In this video from the new GMAT tutorial series produced by PrepAdviser and examPAL we are going to focus on algebra by referring to both arithmetic and the use of variables, as both go hand in hand in the test.

Because there are so many subtopics, if you are going to study just one thing for the GMAT – algebra should be it. In fact, algebra is even more important than just being the most common subject on the test: the material that is included in algebra is the basis for all other quantitative subtopics. For example, we need to know powers and roots in order to use the Pythagorean theorem in geometry, and we have to have a keen grasp of ratio in order to tackle many word problems.

Algebra, more than any other topic, is something we are probably already quite familiar with from school. But while it’s obviously good to have some prior acquaintance with the material, this experience also has a downside. In school, algebra questions are usually solved with one strategy, and one strategy only: simplifying. But here, that impulse can spell trouble.

For example, take a look at the following equation:

X squared minus (y plus z) squared, divided by z plus y plus x.

So, if we want to simplify, we start by opening up the parentheses, which gives us x^2 minus all of that, whose negative we then need to take and we get that, and… quickly we find ourselves in a mess! We have actually drifted farther away from the answer choices.

For questions such as this, we have to use cognitive flexibility, which means looking at the question’s characteristics and thinking what could be the most efficient way to solve it. In the GMAT, “efficient” means “fast and correct”. In this case, the question has only variables, and thus we can take the alternative approach of simply choosing any numbers we want that make the equation work, and solving the question with them!

For example, we could say that x=1, y=2, and z=3 and, placing these values in the expression, we are going to end up with some specific answer that works with those specific values.

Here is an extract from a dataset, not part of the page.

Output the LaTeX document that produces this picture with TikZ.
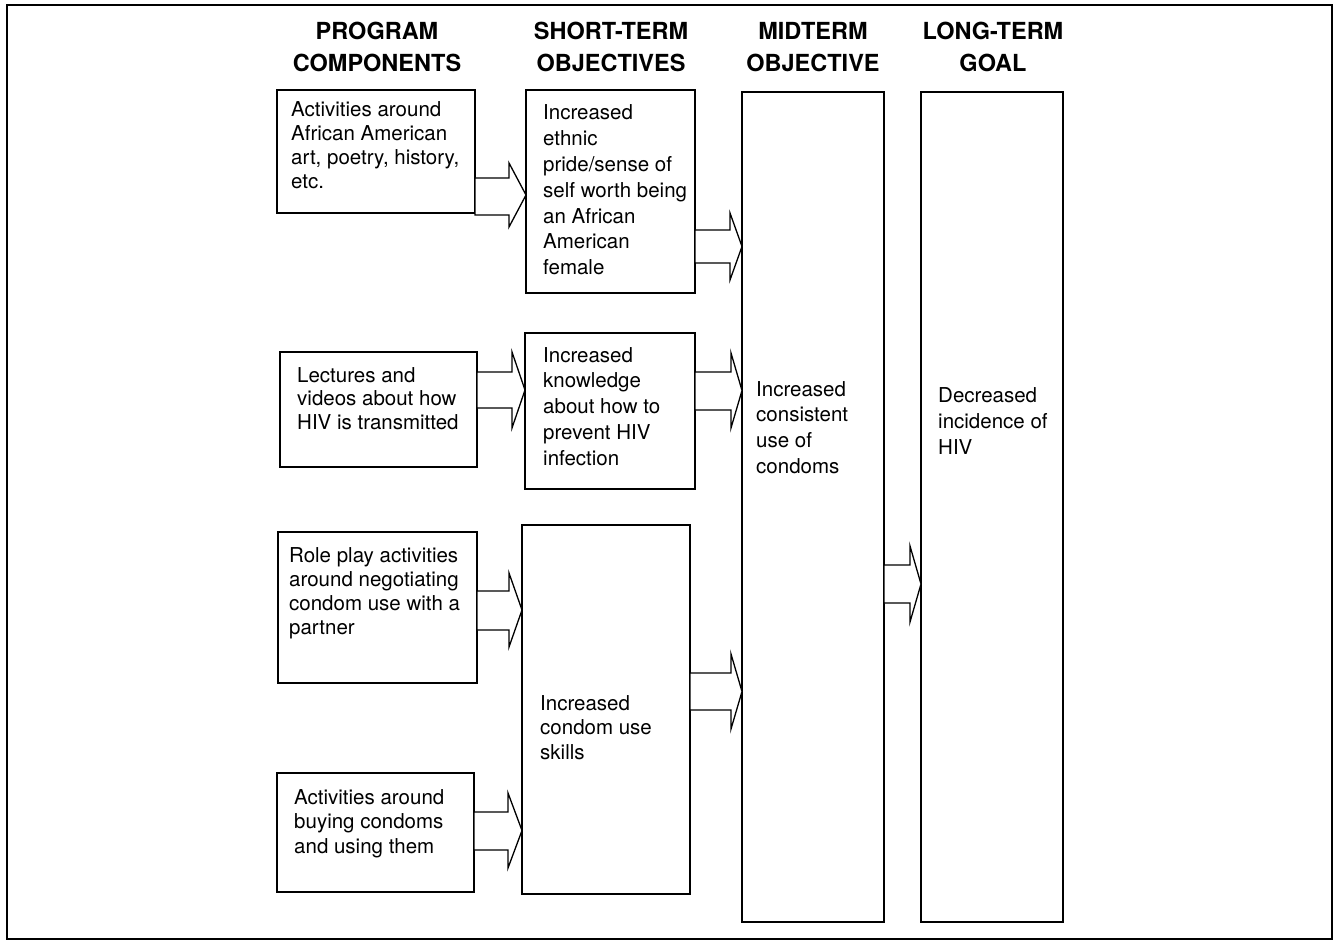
\documentclass[tikz,border=0pt]{standalone}
\usepackage{fontspec}
\setmainfont{TeX Gyre Heros}
\usetikzlibrary{calc}
\newcommand{\stackL}[2]{\vtop{\baselineskip=#1\relax\lineskiplimit=-\maxdimen\halign{##\hfil\cr#2\crcr}}}
\newcommand{\stackC}[2]{\vtop{\baselineskip=#1\relax\lineskiplimit=-\maxdimen\halign{\hfil##\hfil\cr#2\crcr}}}
% block arrow: source, target, shaft top, shaft bottom, head top, head bottom, head length
\newcommand{\barrow}[7]{%
  \draw[blockarr] (#1.east |- 0,#3) -- ($(#2.west |- 0,#3)+(-#7,0)$) -- ($(#2.west |- 0,#5)+(-#7,0)$)
    -- (#2.west |- 0,{(#5+#6)/2}) -- ($(#2.west |- 0,#6)+(-#7,0)$) -- ($(#2.west |- 0,#4)+(-#7,0)$)
    -- (#1.east |- 0,#4) -- cycle;}
\begin{document}
\begin{tikzpicture}[x=1pt,y=-1pt,
  box/.style={draw, line width=1.3pt, inner sep=0pt, outer sep=0pt},
  blockarr/.style={draw, fill=white, line width=1.3pt, line join=miter},
  body/.style={anchor=base west, inner sep=0pt, font=\fontsize{20.5}{24}\selectfont},
  head/.style={anchor=base, inner sep=0pt, font=\fontsize{23.5}{32}\selectfont\bfseries}]
\useasboundingbox (0,0) rectangle (1338,941);
\draw[line width=1.5pt] (7,5) rectangle (1332,939);

% headers
\node[head] (h1) at (377,40) {\stackC{31.5pt}{PROGRAM\cr COMPONENTS}};
\node[head] (h2) at (611,40) {\stackC{31.5pt}{SHORT-TERM\cr OBJECTIVES}};
\node[head] (h3) at (813,40) {\stackC{31.5pt}{MIDTERM\cr OBJECTIVE}};
\node[head] (h4) at (993,40) {\stackC{31.5pt}{LONG-TERM\cr GOAL}};

% boxes
\node[box, minimum width=198pt, minimum height=123pt] (b1) at (376,151.5) {};
\node[box, minimum width=197pt, minimum height=115pt] (b2) at (378.5,409.5) {};
\node[box, minimum width=199pt, minimum height=151pt] (b3) at (377.5,607.5) {};
\node[box, minimum width=197pt, minimum height=119pt] (b4) at (375.5,832.5) {};
\node[box, minimum width=169pt, minimum height=203pt] (s1) at (610.5,191.5) {};
\node[box, minimum width=170pt, minimum height=156pt] (s2) at (610,411) {};
\node[box, minimum width=168pt, minimum height=369pt] (s3) at (606,709.5) {};
\node[box, minimum width=142pt, minimum height=830pt] (mid) at (813,507) {};
\node[box, minimum width=142pt, minimum height=830pt] (long) at (992,507) {};

% texts
\node[body] (t1) at (291,117) {\stackL{24pt}{Activities around\cr African American\cr art, poetry, history,\cr etc.}};
\node[body] (t2) at (297,382) {\stackL{23.5pt}{Lectures and\cr videos about how\cr HIV is transmitted}};
\node[body] (t3) at (289,562) {\stackL{24pt}{Role play activities\cr around negotiating\cr condom use with a\cr partner}};
\node[body] (t4) at (294,804) {\stackL{24.5pt}{Activities around\cr buying condoms\cr and using them}};
\node[body] (u1) at (543,120) {\stackL{25.8pt}{Increased\cr ethnic\cr pride/sense of\cr self worth being\cr an African\cr American\cr female}};
\node[body] (u2) at (543,362) {\stackL{25.8pt}{Increased\cr knowledge\cr about how to\cr prevent HIV\cr infection}};
\node[body] (u3) at (540,710) {\stackL{24.5pt}{Increased\cr condom use\cr skills}};
\node[body] (u4) at (756,396) {\stackL{25.7pt}{Increased\cr consistent\cr use of\cr condoms}};
\node[body] (u5) at (938,402) {\stackL{26.3pt}{Decreased\cr incidence of\cr HIV}};

% block arrows
\barrow{b1}{s1}{178}{215}{163}{227}{17}
\barrow{b2}{s2}{372}{408}{352}{428}{13}
\barrow{b3}{s3}{591}{630}{573}{647}{13}
\barrow{b4}{s3}{812}{850}{793}{868}{14}
\barrow{s1}{mid}{230}{263}{213}{280}{12}
\barrow{s2}{mid}{372}{410}{353}{428}{11}
\barrow{s3}{mid}{673}{710}{654}{729}{11}
\barrow{mid}{long}{565}{603}{546}{622}{11}
\end{tikzpicture}
\end{document}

In this case, when we simplify, we get a negative 6. Then, we are going to plug these values into the answer choices, hoping that one of them works and four do not. So, going through the answer choices and replacing x, y, and z, with 1, 2, and 3 – we get different results: 0, 0, -6, 4, and 2.

So, the only answer which works is (C). Do we understand why it worked? Not exactly. But that doesn’t matter! It’s enough for us to be able to eliminate the four other ones, since we found one example at least for which they definitely do not work. And so, we can confidently pick answer choice (C).

As we can see, this was much quicker and easier than simplification.

The important point, though, isn’t just that we can use numbers instead of variables. The point is that the GMAT is all about variation, and we always need to be flexible about how we choose the fastest way to solve each question.

For example, in the following question, a precise simplification is, once again, possible, but not at all easy.

For which of the following values of m is (m^2+ m+ 3) a prime number?

In this case, since we are asked about “which of the following values” does something, being cognitively flexible means simply trying the answers out and seeing which works.

In A, we get 2 squared plus 2 plus 3, which equals 9 – not a prime number.

B gives us 3 squared plus 3 plus, which is 5 – not a prime number either.

C is 4 squared plus s 4 plus 3, which is 23 – that is a prime number!

No need to check (D) and (E) – that’s our answer!

Not very hard at all! And we don’t even have to check all the answers this time – only one answer can be correct.

Sometimes, we don’t really have to solve at all, but only to think about the question logically.

Negative 99 plus Negative 98 plus Negative 97 plus Negative 96, and on and on right up to 97 plus 98 plus 99 plus 100, equals…?

Here once again, simplification is technically possible – but not likely to be rewarding. But let’s just look at the question logically, and look for patterns.

When summing up negatives and positives, we would be happy to find for every negative – a positive number that cancels it out. That is, two numbers that when added together, give us zero. We can do that for -99 and 99. We can also do it for -98 and 98, for -97 and 97, and on and on and on as we approach zero. Eventually, the only thing we will be left with is 100 – which is answer choice (B).

To summarize, algebra is a wide-ranging, absolutely essential GMAT topic. To handle it successfully, we have to both study a lot of material, and practice being flexible when it comes to picking the fastest solution strategy for each question.